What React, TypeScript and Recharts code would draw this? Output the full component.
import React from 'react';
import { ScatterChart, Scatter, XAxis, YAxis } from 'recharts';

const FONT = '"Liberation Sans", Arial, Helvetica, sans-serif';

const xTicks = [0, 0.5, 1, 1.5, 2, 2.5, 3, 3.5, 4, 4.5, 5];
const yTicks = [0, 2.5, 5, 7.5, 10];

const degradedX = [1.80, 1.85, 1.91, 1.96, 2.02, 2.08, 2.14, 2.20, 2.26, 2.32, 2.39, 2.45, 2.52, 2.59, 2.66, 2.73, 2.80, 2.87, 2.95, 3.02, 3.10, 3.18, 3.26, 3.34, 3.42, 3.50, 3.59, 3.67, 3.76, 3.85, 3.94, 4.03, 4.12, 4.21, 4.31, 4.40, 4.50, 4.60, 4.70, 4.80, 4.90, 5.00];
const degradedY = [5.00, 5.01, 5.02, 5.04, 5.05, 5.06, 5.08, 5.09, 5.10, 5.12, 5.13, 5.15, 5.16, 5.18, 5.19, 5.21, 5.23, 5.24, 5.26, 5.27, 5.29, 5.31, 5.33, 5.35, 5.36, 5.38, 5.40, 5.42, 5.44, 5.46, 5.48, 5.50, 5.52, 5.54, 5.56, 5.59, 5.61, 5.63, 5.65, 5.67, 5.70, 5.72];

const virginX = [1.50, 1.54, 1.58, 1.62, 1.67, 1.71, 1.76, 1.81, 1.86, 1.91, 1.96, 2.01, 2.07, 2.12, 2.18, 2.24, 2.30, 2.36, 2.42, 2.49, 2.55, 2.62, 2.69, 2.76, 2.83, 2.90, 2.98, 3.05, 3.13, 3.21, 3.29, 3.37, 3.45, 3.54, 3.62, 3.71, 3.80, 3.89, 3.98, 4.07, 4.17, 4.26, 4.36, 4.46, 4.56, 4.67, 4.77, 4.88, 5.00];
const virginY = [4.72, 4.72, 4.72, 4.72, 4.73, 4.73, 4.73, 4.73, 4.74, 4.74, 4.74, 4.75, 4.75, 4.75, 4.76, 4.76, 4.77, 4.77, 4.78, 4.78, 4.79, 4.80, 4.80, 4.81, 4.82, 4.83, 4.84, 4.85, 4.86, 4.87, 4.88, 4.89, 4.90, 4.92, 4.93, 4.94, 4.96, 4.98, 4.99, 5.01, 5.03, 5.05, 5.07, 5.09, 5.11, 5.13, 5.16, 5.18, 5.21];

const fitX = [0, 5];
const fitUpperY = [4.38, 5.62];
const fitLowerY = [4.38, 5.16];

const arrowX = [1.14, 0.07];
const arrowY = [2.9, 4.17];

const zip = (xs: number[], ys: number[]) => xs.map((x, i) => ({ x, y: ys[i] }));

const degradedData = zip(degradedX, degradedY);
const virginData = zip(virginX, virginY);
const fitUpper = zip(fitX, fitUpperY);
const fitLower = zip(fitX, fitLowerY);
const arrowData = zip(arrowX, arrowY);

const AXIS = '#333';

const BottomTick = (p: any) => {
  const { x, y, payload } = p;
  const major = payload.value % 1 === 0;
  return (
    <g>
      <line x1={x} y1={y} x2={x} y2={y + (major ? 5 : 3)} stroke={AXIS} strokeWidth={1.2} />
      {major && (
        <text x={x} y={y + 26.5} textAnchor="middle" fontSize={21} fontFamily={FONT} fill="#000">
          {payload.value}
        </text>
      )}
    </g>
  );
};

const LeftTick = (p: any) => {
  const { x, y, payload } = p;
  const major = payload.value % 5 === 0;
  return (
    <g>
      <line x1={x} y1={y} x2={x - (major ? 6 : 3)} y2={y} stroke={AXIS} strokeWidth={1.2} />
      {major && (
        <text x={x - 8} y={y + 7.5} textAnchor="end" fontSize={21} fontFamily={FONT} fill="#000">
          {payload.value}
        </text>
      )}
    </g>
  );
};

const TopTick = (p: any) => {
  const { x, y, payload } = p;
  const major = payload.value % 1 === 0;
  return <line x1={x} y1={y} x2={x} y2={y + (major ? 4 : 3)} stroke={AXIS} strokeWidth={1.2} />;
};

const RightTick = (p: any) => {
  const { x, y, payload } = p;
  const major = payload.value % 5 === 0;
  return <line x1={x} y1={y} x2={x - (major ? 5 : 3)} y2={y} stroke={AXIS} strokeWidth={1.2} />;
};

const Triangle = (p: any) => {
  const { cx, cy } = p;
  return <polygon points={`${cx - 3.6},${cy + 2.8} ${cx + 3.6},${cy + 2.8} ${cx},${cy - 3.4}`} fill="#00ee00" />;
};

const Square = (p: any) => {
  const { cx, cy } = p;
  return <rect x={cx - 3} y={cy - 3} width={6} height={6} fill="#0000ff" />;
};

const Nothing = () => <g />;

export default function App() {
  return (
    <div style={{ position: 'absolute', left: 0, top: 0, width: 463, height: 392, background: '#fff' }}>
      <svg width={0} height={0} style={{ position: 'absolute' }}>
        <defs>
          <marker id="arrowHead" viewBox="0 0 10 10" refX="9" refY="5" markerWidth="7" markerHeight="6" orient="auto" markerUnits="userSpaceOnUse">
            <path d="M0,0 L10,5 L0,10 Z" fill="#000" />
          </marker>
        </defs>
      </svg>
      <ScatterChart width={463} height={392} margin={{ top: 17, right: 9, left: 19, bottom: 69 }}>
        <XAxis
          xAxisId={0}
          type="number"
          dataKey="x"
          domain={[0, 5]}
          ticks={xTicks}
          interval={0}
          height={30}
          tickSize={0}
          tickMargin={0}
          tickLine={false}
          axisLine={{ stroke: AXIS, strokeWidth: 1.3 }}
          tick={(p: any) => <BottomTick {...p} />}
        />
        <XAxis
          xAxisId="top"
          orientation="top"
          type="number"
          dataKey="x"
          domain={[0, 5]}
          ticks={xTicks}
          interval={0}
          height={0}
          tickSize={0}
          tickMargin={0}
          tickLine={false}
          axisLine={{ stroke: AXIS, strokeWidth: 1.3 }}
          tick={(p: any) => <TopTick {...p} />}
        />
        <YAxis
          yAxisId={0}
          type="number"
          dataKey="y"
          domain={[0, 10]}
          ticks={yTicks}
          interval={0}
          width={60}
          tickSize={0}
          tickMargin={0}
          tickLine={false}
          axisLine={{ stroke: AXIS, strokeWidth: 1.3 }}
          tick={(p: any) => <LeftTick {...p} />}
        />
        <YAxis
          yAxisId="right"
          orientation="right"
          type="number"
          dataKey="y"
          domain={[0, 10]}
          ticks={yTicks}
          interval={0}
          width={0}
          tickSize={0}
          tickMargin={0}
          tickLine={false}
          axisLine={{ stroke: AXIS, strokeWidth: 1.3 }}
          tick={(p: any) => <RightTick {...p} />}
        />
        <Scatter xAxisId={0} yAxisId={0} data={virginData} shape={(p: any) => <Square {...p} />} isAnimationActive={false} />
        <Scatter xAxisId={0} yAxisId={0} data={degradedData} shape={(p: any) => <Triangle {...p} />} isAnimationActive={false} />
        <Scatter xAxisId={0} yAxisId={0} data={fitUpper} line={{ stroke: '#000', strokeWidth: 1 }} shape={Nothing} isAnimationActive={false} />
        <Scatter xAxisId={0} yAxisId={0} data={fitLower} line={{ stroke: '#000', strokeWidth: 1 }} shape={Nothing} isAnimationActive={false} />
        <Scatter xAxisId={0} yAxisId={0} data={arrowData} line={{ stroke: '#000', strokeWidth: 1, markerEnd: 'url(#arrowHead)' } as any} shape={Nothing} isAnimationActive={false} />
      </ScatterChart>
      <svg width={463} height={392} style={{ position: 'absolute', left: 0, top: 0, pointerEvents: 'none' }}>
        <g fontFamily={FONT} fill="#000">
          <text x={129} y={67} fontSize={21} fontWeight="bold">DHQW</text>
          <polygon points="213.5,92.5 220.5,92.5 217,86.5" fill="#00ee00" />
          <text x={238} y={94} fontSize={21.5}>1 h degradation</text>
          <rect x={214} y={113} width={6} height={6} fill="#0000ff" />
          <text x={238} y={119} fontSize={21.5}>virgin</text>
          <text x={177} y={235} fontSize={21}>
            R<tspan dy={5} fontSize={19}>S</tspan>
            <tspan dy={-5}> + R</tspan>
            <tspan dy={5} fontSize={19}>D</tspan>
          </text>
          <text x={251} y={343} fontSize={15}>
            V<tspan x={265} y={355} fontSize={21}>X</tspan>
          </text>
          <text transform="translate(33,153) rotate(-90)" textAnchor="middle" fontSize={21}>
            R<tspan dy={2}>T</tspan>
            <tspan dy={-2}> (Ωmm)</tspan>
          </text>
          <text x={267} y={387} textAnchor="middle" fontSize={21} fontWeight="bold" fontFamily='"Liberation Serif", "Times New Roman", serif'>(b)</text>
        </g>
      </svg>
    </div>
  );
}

==

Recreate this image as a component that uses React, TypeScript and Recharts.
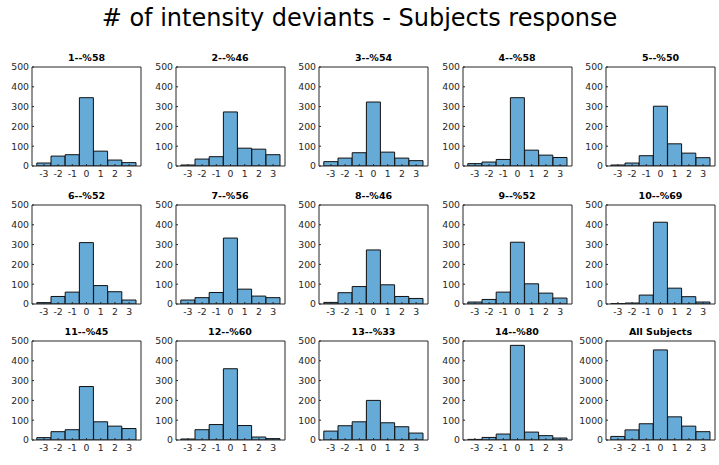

* **Work to do**:
Everything from the line containing "What React, TypeScript" down to the line containing "5.67, 5.70, 5.72];" should be repeated exactly, with both end lines kept and no other lines added.

* **Exercise answer**:
What React, TypeScript and Recharts code would draw this? Output the full component.
import React from 'react';
import { ScatterChart, Scatter, XAxis, YAxis } from 'recharts';

const FONT = '"Liberation Sans", Arial, Helvetica, sans-serif';

const xTicks = [0, 0.5, 1, 1.5, 2, 2.5, 3, 3.5, 4, 4.5, 5];
const yTicks = [0, 2.5, 5, 7.5, 10];

const degradedX = [1.80, 1.85, 1.91, 1.96, 2.02, 2.08, 2.14, 2.20, 2.26, 2.32, 2.39, 2.45, 2.52, 2.59, 2.66, 2.73, 2.80, 2.87, 2.95, 3.02, 3.10, 3.18, 3.26, 3.34, 3.42, 3.50, 3.59, 3.67, 3.76, 3.85, 3.94, 4.03, 4.12, 4.21, 4.31, 4.40, 4.50, 4.60, 4.70, 4.80, 4.90, 5.00];
const degradedY = [5.00, 5.01, 5.02, 5.04, 5.05, 5.06, 5.08, 5.09, 5.10, 5.12, 5.13, 5.15, 5.16, 5.18, 5.19, 5.21, 5.23, 5.24, 5.26, 5.27, 5.29, 5.31, 5.33, 5.35, 5.36, 5.38, 5.40, 5.42, 5.44, 5.46, 5.48, 5.50, 5.52, 5.54, 5.56, 5.59, 5.61, 5.63, 5.65, 5.67, 5.70, 5.72];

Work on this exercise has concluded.